Compare this with solo programming, where you could spend a day (or more) solving a problem and not really talking with anyone about the problem you’re engaged with.

Even if you take the time to do a post hoc code review of the code you’ve written, the rest of the team loses the problem-domain context that you gain in the moment, which can’t be recovered without a really involved code review.

If you’re going to have a code review to cover everything you learned solving a problem, it will probably take just as long as solving the problem in the first place. And most places won’t be willing to code review for that long.

The Turnaround

So what happens in situations where you’re in a pair and your combined knowledge of the problem domain isn’t enough to get through the current task?

There’s one more tool that we have in our toolbelt, and it’s called “the turnaround.” That’s when we literally say the phrase “turnaround” to our team, and everyone turns away from their desk and towards the team to discuss the problem at hand.
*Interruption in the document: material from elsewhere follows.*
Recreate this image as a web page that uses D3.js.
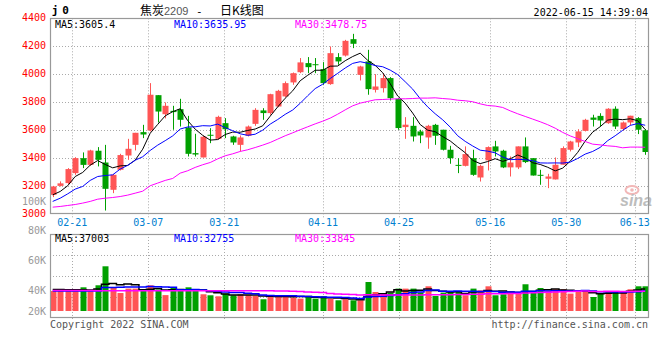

Usually, it takes less than five minutes of turnaround discussion to come to a reasonable agreement as a team about how to solve the issue. On occasion, turnaround time can take quite a bit longer to come up with the correct path forward, but typically it’s pretty quick.

The other day, the topic of a turnaround was simply me verifying that we wanted to call our database table “Chewbacca.” I couldn’t remember, so I asked the team. It took about fifteen seconds. But that fifteen seconds saved us a ton of cognitive dissonance later if I’d just decided to call it “HanSolo” instead. (Obviously, names are changed to protect the codebase, which I’m not allowed to disclose)

Regardless of the timing, as long as the whole team understands the direction we’re taking with our code, the main goal of the turnaround is met.

Pair Programming is Fun

More than anything else, what you get as a pair programmer is a sense of having fun with someone else who loves programming as much as you do.

I’ve worked in places before where I put on my headphones, cranked out code for eight hours a day, and then went home. It’s an introvert’s dream—but it can also be isolating and frustrating.

Pair programming completely eliminates the isolation that our programming jobs create, on purpose. It encourages community and enriches our overall team experience.